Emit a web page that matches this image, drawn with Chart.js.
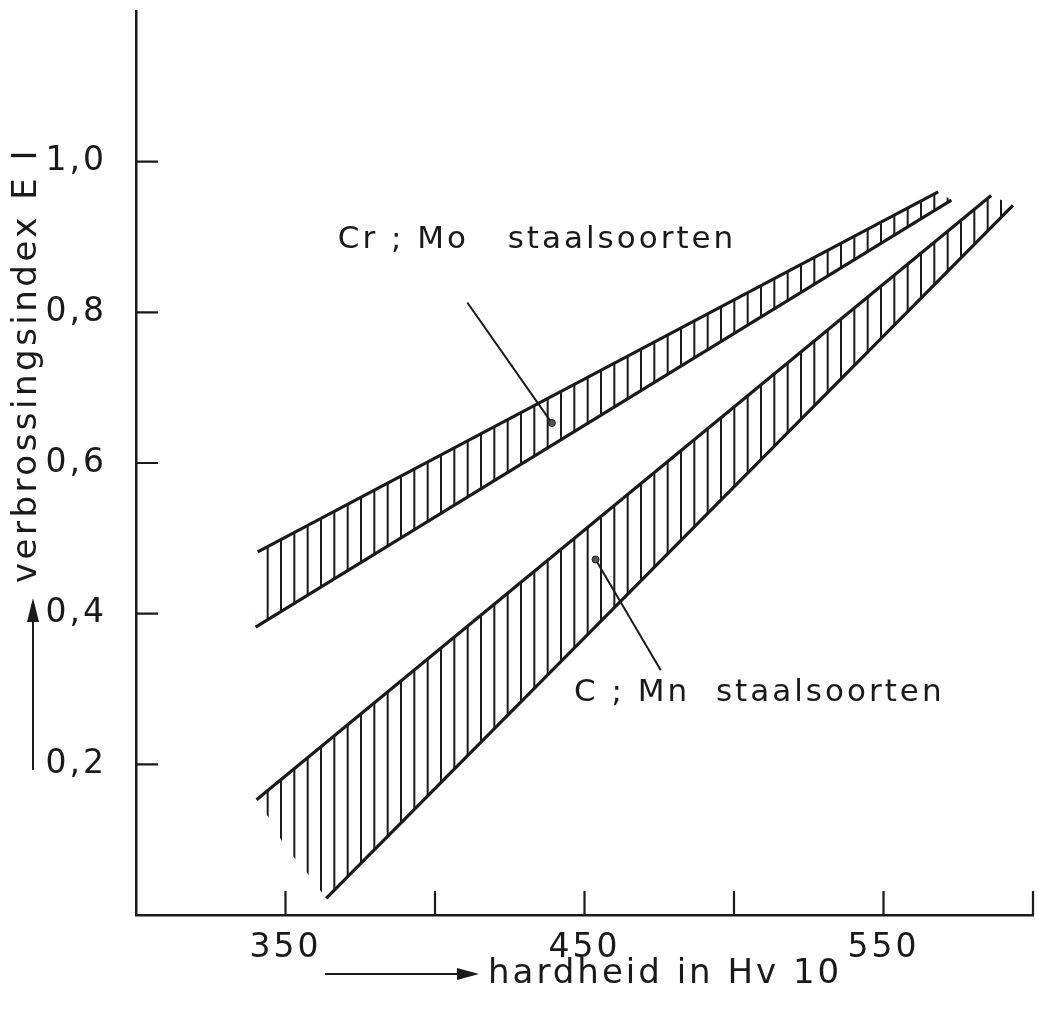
<!DOCTYPE html>
<html>
<head>
<meta charset="utf-8">
<script src="https://cdn.jsdelivr.net/npm/chart.js@4.4.1/dist/chart.umd.min.js"></script>
<style>
  html, body { margin: 0; padding: 0; background: #fff; }
  #wrap { width: 1038px; height: 1009px; }
</style>
</head>
<body>
<div id="wrap"><canvas id="verbrossing"></canvas></div>
<script>
/**********************************************
 *
 * Verbrossingsindex tegen hardheid (Hv 10)
 *
 * ****************************************/

// assen
var xMin = 300, xMax = 600, xStep = 50;
var yMin = 0, yMax = 1.2, yStep = 0.2;
var xTickValues = [350, 450, 550];
var xTickLabels = ['350', '450', '550'];
var yTickValues = [0.2, 0.4, 0.6, 0.8, 1.0];
var yTickLabels = ['0,2', '0,4', '0,6', '0,8', '1,0'];

// Cr;Mo band (boven- en ondergrens)
var crmoUpperX = [340.7, 568.3];
var crmoUpperY = [0.482, 0.960];
var crmoLowerX = [340.0, 572.7];
var crmoLowerY = [0.382, 0.949];

// C;Mn band
var cmnUpperX = [340.3, 586.0];
var cmnUpperY = [0.153, 0.955];
var cmnLowerX = [363.6, 593.3];
var cmnLowerY = [0.022, 0.942];
// losse uiteinden van de arcering links van de ondergrens
var cmnHatchEndX = [345.3, 350.0, 354.5, 358.6];
var cmnHatchEndY = [0.124, 0.089, 0.069, 0.049];

// verwijslijnen (begin bij tekst, eind met punt in de band)
var crmoLeaderX = [410.8, 439.1];
var crmoLeaderY = [0.813, 0.653];
var cmnLeaderX = [475.5, 453.7];
var cmnLeaderY = [0.325, 0.472];

var crmoLabel = 'Cr ; Mo   staalsoorten';
var cmnLabel = 'C ; Mn  staalsoorten';
var crmoLabelPos = [367.5, 0.886];
var cmnLabelPos = [446.5, 0.284];

var xTitle = 'hardheid in Hv 10';
var yTitle = 'verbrossingsindex E I';

var ink = '#1a1a1a';
var fontName = "'DejaVu Sans', sans-serif";

function pts(xs, ys) {
    return xs.map(function (x, i) { return { x: x, y: ys[i] }; });
}

// verticale arcering als patroon
function hatchPattern() {
    var c = document.createElement('canvas');
    c.width = 40; c.height = 4;
    var g = c.getContext('2d');
    g.fillStyle = ink;
    [0, 13.33, 26.67].forEach(function (x) { g.fillRect(x, 0, 2, 4); });
    return g.createPattern(c, 'repeat');
}
var hatch = hatchPattern();

var crmoShape = pts(crmoUpperX, crmoUpperY)
    .concat(pts(crmoLowerX, crmoLowerY).reverse());
var cmnShape = pts(cmnUpperX, cmnUpperY)
    .concat(pts(cmnLowerX, cmnLowerY).reverse())
    .concat(pts(cmnHatchEndX, cmnHatchEndY).reverse());

function boundary(xs, ys) {
    return {
        data: pts(xs, ys),
        borderColor: ink,
        borderWidth: 3.2,
        pointRadius: 0,
        fill: false,
        tension: 0
    };
}
function leader(xs, ys) {
    return {
        data: pts(xs, ys),
        borderColor: ink,
        borderWidth: 2,
        pointRadius: [0, 3.5],
        pointBackgroundColor: '#555',
        pointBorderColor: ink,
        pointBorderWidth: 1,
        fill: false
    };
}

function tickLabel(values, labels) {
    return function (v) {
        for (var i = 0; i < values.length; i++) {
            if (Math.abs(values[i] - v) < 1e-6) return labels[i];
        }
        return '';
    };
}

function noPadding(s) {
    s.paddingTop = 0; s.paddingBottom = 0;
    s.paddingLeft = 0; s.paddingRight = 0;
}

// binnenwaartse streepjes, astitels, pijlen en teksten
var decor = {
    id: 'decor',
    beforeDraw: function (chart) {
        chart.ctx.letterSpacing = '3px';
    },
    afterDraw: function (chart) {
        var ctx = chart.ctx, xs = chart.scales.x, ys = chart.scales.y;
        var a = chart.chartArea;
        ctx.save();
        ctx.strokeStyle = ink;
        ctx.fillStyle = ink;
        ctx.lineWidth = 2.2;
        ctx.beginPath();
        xs.ticks.forEach(function (t) {
            if (t.value <= xs.min) return;
            var px = xs.getPixelForValue(t.value);
            ctx.moveTo(px, a.bottom); ctx.lineTo(px, a.bottom - 24);
        });
        ys.ticks.forEach(function (t) {
            if (t.value <= ys.min || t.value >= ys.max - 1e-6) return;
            var py = ys.getPixelForValue(t.value);
            ctx.moveTo(a.left, py); ctx.lineTo(a.left + 22, py);
        });
        ctx.stroke();

        // annotaties
        ctx.font = '31px ' + fontName;
        ctx.letterSpacing = '3px';
        ctx.textBaseline = 'alphabetic';
        ctx.textAlign = 'left';
        ctx.fillText(crmoLabel, xs.getPixelForValue(crmoLabelPos[0]), ys.getPixelForValue(crmoLabelPos[1]));
        ctx.fillText(cmnLabel, xs.getPixelForValue(cmnLabelPos[0]), ys.getPixelForValue(cmnLabelPos[1]));

        // x-titel met pijl
        ctx.font = '34px ' + fontName;
        ctx.letterSpacing = '3px';
        ctx.textBaseline = 'middle';
        ctx.fillText(xTitle, 488, 974);
        ctx.lineWidth = 2;
        ctx.beginPath();
        ctx.moveTo(325, 974); ctx.lineTo(460, 974);
        ctx.stroke();
        ctx.beginPath();
        ctx.moveTo(479, 974); ctx.lineTo(457, 968); ctx.lineTo(457, 980); ctx.closePath();
        ctx.fill();

        // y-titel met pijl
        ctx.save();
        ctx.translate(27, 365);
        ctx.rotate(-Math.PI / 2);
        ctx.textAlign = 'center';
        ctx.font = '34px ' + fontName;
        ctx.letterSpacing = '3.5px';
        ctx.fillText(yTitle, 0, 0);
        ctx.restore();
        ctx.beginPath();
        ctx.moveTo(33, 770); ctx.lineTo(33, 620);
        ctx.stroke();
        ctx.beginPath();
        ctx.moveTo(33, 598); ctx.lineTo(27, 622); ctx.lineTo(39, 622); ctx.closePath();
        ctx.fill();
        ctx.restore();
    }
};

var ctx = document.getElementById('verbrossing').getContext('2d');
var chart = new Chart(ctx, {
    type: 'line',
    data: {
        datasets: [
            { data: crmoShape, fill: 'shape', backgroundColor: hatch, borderColor: 'rgba(0,0,0,0)', borderWidth: 0, pointRadius: 0 },
            { data: cmnShape, fill: 'shape', backgroundColor: hatch, borderColor: 'rgba(0,0,0,0)', borderWidth: 0, pointRadius: 0 },
            boundary(crmoUpperX, crmoUpperY),
            boundary(crmoLowerX, crmoLowerY),
            boundary(cmnUpperX, cmnUpperY),
            boundary(cmnLowerX, cmnLowerY),
            leader(crmoLeaderX, crmoLeaderY),
            leader(cmnLeaderX, cmnLeaderY)
        ]
    },
    options: {
        responsive: true,
        maintainAspectRatio: false,
        animation: false,
        layout: { padding: { top: 11, right: 3, left: 0, bottom: 0 } },
        plugins: {
            legend: { display: false },
            tooltip: { enabled: false }
        },
        scales: {
            x: {
                type: 'linear',
                min: xMin,
                max: xMax,
                grid: { display: false },
                border: { display: true, color: ink, width: 2.5 },
                ticks: {
                    stepSize: xStep,
                    autoSkip: false,
                    maxRotation: 0,
                    padding: 6,
                    color: ink,
                    font: { family: fontName, size: 33 },
                    callback: tickLabel(xTickValues, xTickLabels)
                },
                afterFit: function (s) { s.height = 94; noPadding(s); }
            },
            y: {
                min: yMin,
                max: yMax,
                grid: { display: false },
                border: { display: true, color: ink, width: 2.5 },
                ticks: {
                    stepSize: yStep,
                    autoSkip: false,
                    padding: 21,
                    color: ink,
                    font: { family: fontName, size: 33 },
                    callback: tickLabel(yTickValues, yTickLabels)
                },
                afterFit: function (s) { s.width = 136; noPadding(s); }
            }
        }
    },
    plugins: [decor]
});
</script>
</body>
</html>
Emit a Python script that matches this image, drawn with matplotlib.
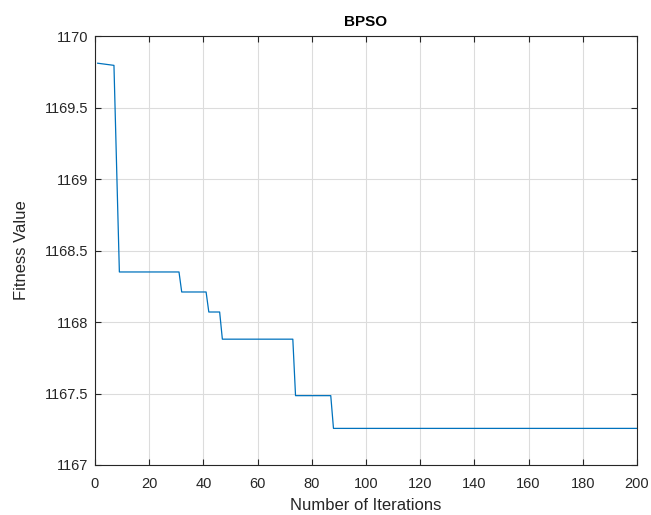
import numpy as np
import matplotlib.pyplot as plt

plt.rcParams['font.family'] = ['Liberation Sans', 'DejaVu Sans']

# === Data: breakpoints of the best-fitness curve ===
iterations = [1, 7, 9, 31, 32, 41, 42, 46, 47, 73, 74, 87, 88, 200]
fitness = [1169.81, 1169.795, 1168.35, 1168.35, 1168.21, 1168.21, 1168.07,
           1168.07, 1167.88, 1167.88, 1167.485, 1167.485, 1167.256, 1167.256]

x_ticks = [0, 20, 40, 60, 80, 100, 120, 140, 160, 180, 200]
y_ticks = [1167, 1167.5, 1168, 1168.5, 1169, 1169.5, 1170]

# === Plot ===
fig = plt.figure(figsize=(6.51, 5.15), dpi=100)
ax = fig.add_axes([0.1459, 0.0971, 0.8326, 0.8329])

ax.plot(iterations, fitness, color='#0072BD', linewidth=0.9)

ax.set_xlim(0, 200)
ax.set_ylim(1167, 1170)
ax.set_xticks(x_ticks)
ax.set_yticks(y_ticks)
ax.set_yticklabels([f"{v:g}" for v in y_ticks])

ax.grid(True, color='#dcdcdc', linewidth=0.8)
ax.set_axisbelow(True)
ax.tick_params(direction='in', top=True, right=True, labelsize=10.5,
               colors='#262626', length=4, width=0.8)
ax.tick_params(axis='x', pad=9)
ax.tick_params(axis='y', pad=5)
for s in ax.spines.values():
    s.set_color('#262626')
    s.set_linewidth(0.8)

ax.set_xlabel('Number of Iterations', fontsize=12, color='#262626', labelpad=5)
ax.set_ylabel('Fitness Value', fontsize=12, color='#262626', labelpad=11)
ax.set_title('BPSO', fontsize=11, fontweight='bold', color='black', pad=7)

plt.savefig('out.png', dpi=100)
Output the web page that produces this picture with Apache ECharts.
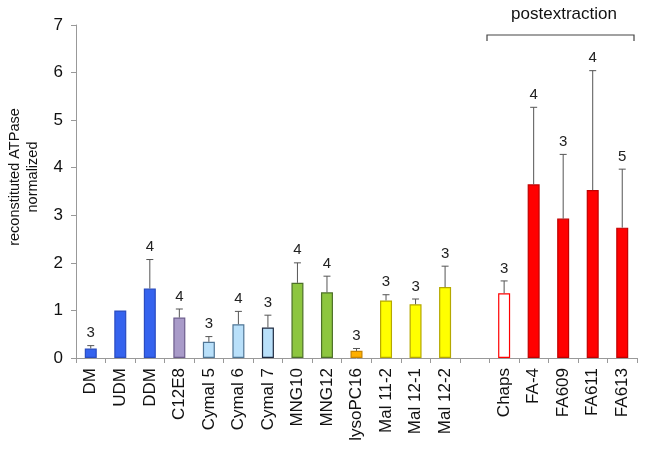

********

Make an exact copy of the lines from the top of the material through the line with "var cmnLeaderY = [0.325, 0.472];", pictures excluded.

Emit a web page that matches this image, drawn with Chart.js.
<!DOCTYPE html>
<html>
<head>
<meta charset="utf-8">
<script src="https://cdn.jsdelivr.net/npm/chart.js@4.4.1/dist/chart.umd.min.js"></script>
<style>
  html, body { margin: 0; padding: 0; background: #fff; }
  #wrap { width: 1038px; height: 1009px; }
</style>
</head>
<body>
<div id="wrap"><canvas id="verbrossing"></canvas></div>
<script>
/**********************************************
 *
 * Verbrossingsindex tegen hardheid (Hv 10)
 *
 * ****************************************/

// assen
var xMin = 300, xMax = 600, xStep = 50;
var yMin = 0, yMax = 1.2, yStep = 0.2;
var xTickValues = [350, 450, 550];
var xTickLabels = ['350', '450', '550'];
var yTickValues = [0.2, 0.4, 0.6, 0.8, 1.0];
var yTickLabels = ['0,2', '0,4', '0,6', '0,8', '1,0'];

// Cr;Mo band (boven- en ondergrens)
var crmoUpperX = [340.7, 568.3];
var crmoUpperY = [0.482, 0.960];
var crmoLowerX = [340.0, 572.7];
var crmoLowerY = [0.382, 0.949];

// C;Mn band
var cmnUpperX = [340.3, 586.0];
var cmnUpperY = [0.153, 0.955];
var cmnLowerX = [363.6, 593.3];
var cmnLowerY = [0.022, 0.942];
// losse uiteinden van de arcering links van de ondergrens
var cmnHatchEndX = [345.3, 350.0, 354.5, 358.6];
var cmnHatchEndY = [0.124, 0.089, 0.069, 0.049];

// verwijslijnen (begin bij tekst, eind met punt in de band)
var crmoLeaderX = [410.8, 439.1];
var crmoLeaderY = [0.813, 0.653];
var cmnLeaderX = [475.5, 453.7];
var cmnLeaderY = [0.325, 0.472];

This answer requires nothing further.